GIVEN INSTRUCTION:
Retype, please, the listing from its opening line through the line that contains "const valueSeparators = ['\n', '\n', '", both included, without the pictures.

■ ■ ■

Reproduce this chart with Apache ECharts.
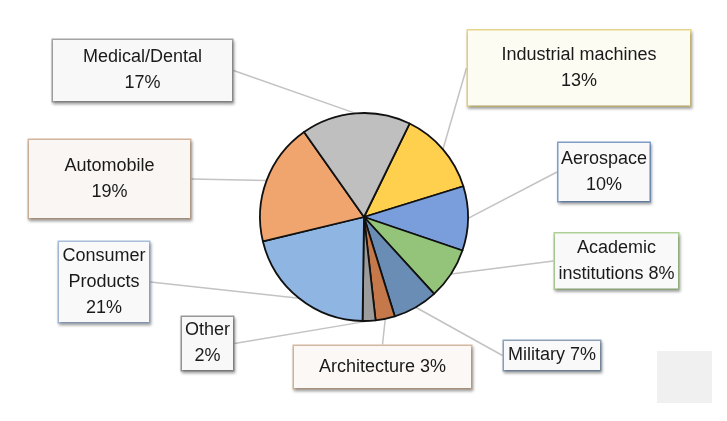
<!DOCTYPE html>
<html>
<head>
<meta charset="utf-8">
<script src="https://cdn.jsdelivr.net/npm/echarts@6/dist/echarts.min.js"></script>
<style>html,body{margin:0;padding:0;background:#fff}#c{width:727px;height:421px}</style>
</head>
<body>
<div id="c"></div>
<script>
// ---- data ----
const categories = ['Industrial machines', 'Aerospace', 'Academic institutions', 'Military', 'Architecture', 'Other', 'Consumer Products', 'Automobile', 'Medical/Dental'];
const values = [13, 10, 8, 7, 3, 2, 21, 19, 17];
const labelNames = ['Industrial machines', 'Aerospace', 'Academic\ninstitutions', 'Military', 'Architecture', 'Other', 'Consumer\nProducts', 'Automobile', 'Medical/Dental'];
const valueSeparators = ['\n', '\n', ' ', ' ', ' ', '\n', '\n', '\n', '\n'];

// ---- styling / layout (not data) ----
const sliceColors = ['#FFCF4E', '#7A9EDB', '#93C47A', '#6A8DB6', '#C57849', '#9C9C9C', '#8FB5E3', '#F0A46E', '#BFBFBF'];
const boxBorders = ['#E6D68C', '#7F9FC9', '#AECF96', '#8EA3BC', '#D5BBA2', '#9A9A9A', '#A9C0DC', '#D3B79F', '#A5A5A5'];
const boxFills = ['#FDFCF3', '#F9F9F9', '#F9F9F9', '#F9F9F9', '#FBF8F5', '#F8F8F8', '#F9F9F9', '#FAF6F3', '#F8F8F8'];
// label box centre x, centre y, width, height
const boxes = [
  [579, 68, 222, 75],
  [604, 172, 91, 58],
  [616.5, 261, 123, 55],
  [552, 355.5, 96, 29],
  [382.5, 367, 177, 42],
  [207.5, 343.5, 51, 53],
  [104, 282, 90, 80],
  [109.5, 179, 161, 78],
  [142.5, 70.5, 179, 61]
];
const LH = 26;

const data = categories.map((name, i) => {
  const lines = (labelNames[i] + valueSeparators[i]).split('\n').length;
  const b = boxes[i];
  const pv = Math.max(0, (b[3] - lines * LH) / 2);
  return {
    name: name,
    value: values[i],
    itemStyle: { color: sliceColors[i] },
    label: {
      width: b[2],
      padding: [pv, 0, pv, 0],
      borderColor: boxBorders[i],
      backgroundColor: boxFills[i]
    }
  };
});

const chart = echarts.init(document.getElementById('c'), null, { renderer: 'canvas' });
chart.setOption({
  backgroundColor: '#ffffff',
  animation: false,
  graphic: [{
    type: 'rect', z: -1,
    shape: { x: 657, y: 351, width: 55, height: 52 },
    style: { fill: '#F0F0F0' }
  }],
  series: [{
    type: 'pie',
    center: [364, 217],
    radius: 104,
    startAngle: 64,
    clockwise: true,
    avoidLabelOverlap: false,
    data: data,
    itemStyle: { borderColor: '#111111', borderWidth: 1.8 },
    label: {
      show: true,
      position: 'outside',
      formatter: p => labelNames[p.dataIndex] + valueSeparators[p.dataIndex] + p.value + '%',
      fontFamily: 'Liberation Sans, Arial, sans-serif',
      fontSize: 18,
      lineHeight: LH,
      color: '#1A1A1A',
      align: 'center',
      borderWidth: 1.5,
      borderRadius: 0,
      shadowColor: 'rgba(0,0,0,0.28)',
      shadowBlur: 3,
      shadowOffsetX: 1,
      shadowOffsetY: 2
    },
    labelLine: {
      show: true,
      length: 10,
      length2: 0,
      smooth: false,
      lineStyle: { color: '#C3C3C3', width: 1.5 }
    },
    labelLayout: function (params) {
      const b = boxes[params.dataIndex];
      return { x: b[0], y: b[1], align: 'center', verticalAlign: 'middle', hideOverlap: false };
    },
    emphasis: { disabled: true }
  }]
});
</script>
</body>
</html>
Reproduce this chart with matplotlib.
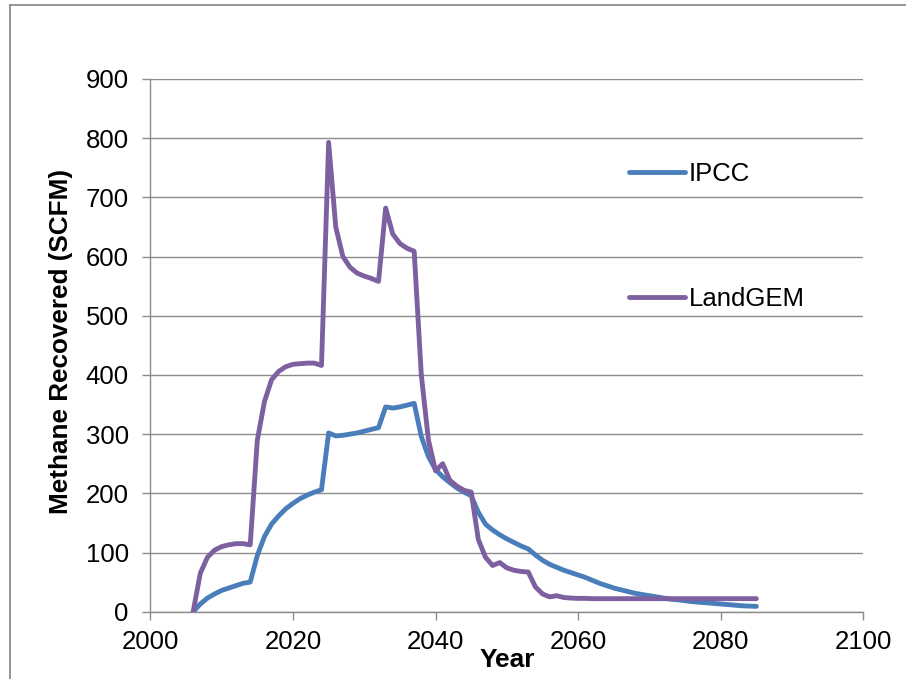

■ ■ ■

SOLUTION FOR THIS EXERCISE:
Reproduce this chart with Apache ECharts.
<!DOCTYPE html>
<html>
<head>
<meta charset="utf-8">
<script src="https://cdn.jsdelivr.net/npm/echarts@6/dist/echarts.min.js"></script>
<style>html,body{margin:0;padding:0;background:#fff}#c{width:727px;height:421px}</style>
</head>
<body>
<div id="c"></div>
<script>
// ---- data ----
const categories = ['Industrial machines', 'Aerospace', 'Academic institutions', 'Military', 'Architecture', 'Other', 'Consumer Products', 'Automobile', 'Medical/Dental'];
const values = [13, 10, 8, 7, 3, 2, 21, 19, 17];
const labelNames = ['Industrial machines', 'Aerospace', 'Academic\ninstitutions', 'Military', 'Architecture', 'Other', 'Consumer\nProducts', 'Automobile', 'Medical/Dental'];
const valueSeparators = ['\n', '\n', ' ', ' ', ' ', '\n', '\n', '\n', '\n'];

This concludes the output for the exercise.